Jayme Gomes (2023) focuses on the conceptual consequences growing out of “the rich soil” of aesthetic reflections for social theory. He concurs with the conclusion about the necessity of “a new frame of reference capable of avoiding, on the one hand, the shortcomings of essentialist theoretical approaches and, on the other, the limits of positivistic and hermeneutic methodologies.” Gomes’ approval is obviously rooted in explorations of Parsons’ theory of action in his dissertation In Search of a Theoretical Synthesis (Gomes 2022). Going beyond “the usual clichés and misrepresentations of the American sociologist,” Parsons’ “relentless labor in conceptual and analytical differentiation” could indeed be seen in “the same spirit as Simmel’s and Guyau’s abstract, formalist approach where no matters are a priori excluded from sociology’s auspices”. It is in this context that I see the main challenges of further conceptual, methodological, and epistemological work.

“The main inspiration” (Gomes) is Simmel’s distinction of form and content. Several reviewers point to the vagueness of the concept of form and interpret Simmel’s formal sociology as formalist, as a kind of geometry of social figurations devoid of a substantial approach to social analysis. Simmel’s use of the concept of form indeed may be ambiguous and contain different implicitly interrelated notions, as Silver and Brocic (2019) have argued convincingly. Some implications of the form/content distinction, however, are quite clear: it is a theoretical device for the inclusion of matters as constitutive for forms of social interactions that essentialist approaches exclude a priori. Furthermore, sociology and its basic concepts cannot be defined by a substance or a matter because content-defined phenomena like globalization, urban life, religion, migration, crime, and all the other sociology textbook examples are not social per se, meaning that they are consequently also objects of economic, psychological, or jurisprudential disciplines. Such concepts are useful for pragmatic reasons but they are still in the spirit of 19th -century proto-sociology against which Simmel had argued. Durkheim’s or Weber’s attempts at giving sociology an unambiguous identity were major steps towards a distinct discipline but still involved limitations, as argued in SNK.

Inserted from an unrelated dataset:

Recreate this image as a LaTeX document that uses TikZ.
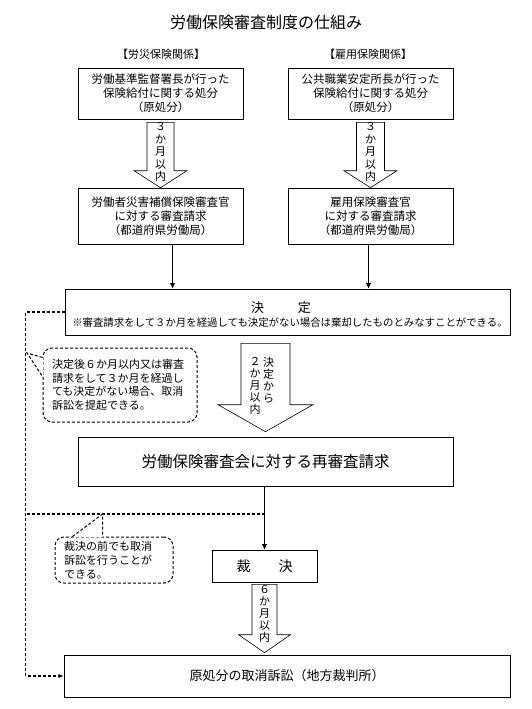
\documentclass[tikz,border=0pt]{standalone}
\usepackage{fontspec}
\setmainfont{Noto Sans CJK JP}
\usetikzlibrary{positioning, calc, arrows.meta}
\tikzset{
	box/.style={draw, line width=0.6pt, align=center, inner sep=2pt, font=\fontsize{11.5}{14}\selectfont},
	dbox/.style={box, append after command={
		[draw, line width=0.6pt] ([shift={(2.2pt,-2.2pt)}]\tikzlastnode.north west) rectangle ([shift={(-2.2pt,2.2pt)}]\tikzlastnode.south east)}},
	heading/.style={font=\fontsize{11}{13}\selectfont},
	vtext/.style={align=center, inner sep=0pt, font=\fontsize{11}{12.5}\selectfont},
	hollow/.style={draw, line width=0.6pt, fill=white},
	flow/.style={line width=1.4pt, -{Latex[length=5.5pt,width=5.5pt]}},
	dashline/.style={dash pattern=on 3pt off 2pt, line width=1.1pt},
	remark/.style={draw, dash pattern=on 3pt off 2pt, line width=1pt, rounded corners=9pt, align=left, inner sep=0pt, font=\fontsize{11}{13.7}\selectfont},
}
% hollow block arrow: top point, tip point, axis node, half shaft, half head, head length
\newcommand{\hollowarrow}[6]{%
	\draw[hollow] let \p1=(#1), \p2=(#2), \p3=(#3) in
	(\x3-#4,\y1) -- (\x3-#4,\y2+#6) -- (\x3-#5,\y2+#6) -- (\x3,\y2)
	-- (\x3+#5,\y2+#6) -- (\x3+#4,\y2+#6) -- (\x3+#4,\y1) -- cycle;
}

\begin{document}
\begin{tikzpicture}[x=1pt, y=-1pt]
	\useasboundingbox (0,0) rectangle (532,709);

	% title and headings
	\node[font=\fontsize{16}{16}\selectfont] (title) at (266,22) {労働保険審査制度の仕組み};
	\node[heading] (headL) at (161,54) {【労災保険関係】};
	\node[heading] (headR) at (368,54) {【雇用保険関係】};

	% original decisions
	\node[box, minimum width=165pt, minimum height=51pt] (origL) at (160.5,93.5) {労働基準監督署長が行った\\保険給付に関する処分\\（原処分）};
	\node[box, minimum width=165pt, minimum height=51pt] (origR) at (370.5,93.5) {公共職業安定所長が行った\\保険給付に関する処分\\（原処分）};

	% requests for examination
	\node[dbox, minimum width=165pt, minimum height=56pt] (reqL) at (160.5,216) {労働者災害補償保険審査官\\に対する審査請求\\（都道府県労働局）};
	\node[dbox, minimum width=165pt, minimum height=56pt] (reqR) at (370.5,216) {雇用保険審査官\\に対する審査請求\\（都道府県労働局）};

	\hollowarrow{[yshift=-3pt]origL.south}{reqL.north}{origL}{13.5pt}{26.5pt}{17pt}
	\hollowarrow{[yshift=-3pt]origR.south}{reqR.north}{origR}{14pt}{26.5pt}{17pt}
	\node[vtext, anchor=north] (monthsL) at ([yshift=-3pt]origL.south) {３\\か\\月\\以\\内};
	\node[vtext, anchor=north] (monthsR) at ([yshift=-3pt]origR.south) {３\\か\\月\\以\\内};

	% decision
	\node[box, minimum width=445pt, minimum height=46pt] (kettei) at (287.5,312) {};
	\node[font=\fontsize{13}{14}\selectfont] (ketteiTitle) at (281,308) {決\hspace{2.6em}定};
	\node[font=\fontsize{10.4}{12}\selectfont] (ketteiNote) at (290,322.5) {※審査請求をして３か月を経過しても決定がない場合は棄却したものとみなすことができる。};
	\coordinate (outL) at ([xshift=12pt]reqL.south);
	\coordinate (outR) at ([xshift=-2pt]reqR.south);
	\draw[flow] (outL) -- (outL |- kettei.north);
	\draw[flow] (outR) -- (outR |- kettei.north);

	% re-examination
	\node[dbox, minimum width=375pt, minimum height=49pt, font=\fontsize{15.5}{16}\selectfont] (recheck) at (265.5,461.5) {労働保険審査会に対する再審査請求};
	\hollowarrow{[yshift=-8pt]kettei.south}{[yshift=5pt]recheck.north}{recheck}{24.5pt}{47.5pt}{27pt}
	\node[vtext, anchor=north, font=\fontsize{11}{12}\selectfont] (fromK) at (268.5,357) {決\\定\\か\\ら};
	\node[vtext, anchor=north east, font=\fontsize{11}{12}\selectfont] (twoM) at ([xshift=-2pt]fromK.north west) {２\\か\\月\\以\\内};

	% verdict
	\node[box, minimum width=105pt, minimum height=32pt, font=\fontsize{14}{14}\selectfont] (verdict) at (264.5,566) {裁\hspace{2em}決};
	\draw[flow] (verdict.north |- recheck.south) -- (verdict.north);

	% lawsuit
	\node[box, minimum width=446pt, minimum height=42pt, font=\fontsize{13}{14}\selectfont] (court) at (287,676) {原処分の取消訴訟（地方裁判所）};
	\hollowarrow{[yshift=-2pt]verdict.south}{[yshift=2pt]court.north}{verdict}{12.5pt}{26pt}{18pt}
	\node[vtext, anchor=north, font=\fontsize{11}{12}\selectfont] (monthsV) at ([yshift=-2.5pt]verdict.south) {６\\か\\月\\以\\内};

	% dashed route to the court
	\draw[dashline, -{Latex[length=5pt,width=4pt]}] (kettei.west) -- ++(-39,0) |- (court.west);
	\coordinate (fork) at (264.5,514);
	\coordinate (railjoin) at (26,514);
	\draw[dashline] (fork) -- (railjoin);

	% remarks
	\node[remark, minimum width=154pt, minimum height=74pt, text width=136pt] (rem1) at (120,385)
		{決定後６か月以内又は審査\\請求をして３か月を経過し\\ても決定がない場合、取消\\訴訟を提起できる。};
	\coordinate (tip1) at (27,353);
	\fill[white] ([yshift=-10pt, xshift=0.9pt]rem1.north west) -- (tip1) -- ([yshift=-29pt, xshift=0.9pt]rem1.north west) -- cycle;
	\draw[dashline, line width=1pt] ([yshift=-10pt]rem1.north west) -- (tip1) -- ([yshift=-29pt]rem1.north west);

	\node[remark, minimum width=118pt, minimum height=46pt, text width=100pt] (rem2) at (114,560)
		{裁決の前でも取消\\訴訟を行うことが\\できる。};
	\coordinate (base2a) at ([xshift=18pt]rem2.north west);
	\coordinate (base2b) at ([xshift=48pt]rem2.north west);
	\coordinate (tip2) at (base2b |- fork);
	\fill[white] ([yshift=-0.9pt]base2a) -- (tip2) -- ([yshift=-0.9pt]base2b) -- cycle;
	\draw[dashline, line width=1pt] (base2a) -- (tip2) -- (base2b);
\end{tikzpicture}
\end{document}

Following Georg Simmel, in his early work Substance and Function, (1923 [1910]) Ernst Cassirer presented epistemological conclusions from the radical transformations of the natural and formal sciences. According to him, ancient thinking and, in its wake, sciences up to the pre-modern era were still tied to substantialist concepts. Such thinking with “thing concepts” is still prevalent in our everyday life. However, a developed science is based on functional, relational, or formal concepts. Cassirer used these expressions largely synonymously. They are compatible with Parsons’ “analytic” definitions of concepts in his action frame of reference. The epistemological problems highlighted by Cassirer are no different in the cultural and social sciences. My basic theoretical conclusion in SNK is that sociology’s transition from a substance logic to a formal-functional logic is incomplete, which impedes the development of a genuine social aesthetics. The theoretical problem seems to be clear, but we are still far from a comprehensive solution. The review essays show the complexity of the task ahead.

Coda

Dissonances and consonances are, at last, difficult to define in substantial terms, to transfer a core idea of my theoretical argument to aesthetics. What appears to be a dissonance at some stage might be perceived as being in perfect harmony at some later stage. Mozart’s string quartet called Dissonance may serve as an illustrative example. The audience was uneasy at the beginning. Nevertheless, this piece became one of Mozart’s most acclaimed compositions. For sociology, aesthetic adjustments to uncommonly sounding concepts will not be enough. We do not know what the future of sociology will look like, but we know its present state, and we are determined to shape a prosperous disciplinary future through creative work and open debates. The review symposium contributes a mosaic in this process, a mosaic that hopefully stimulates and encourages further steps.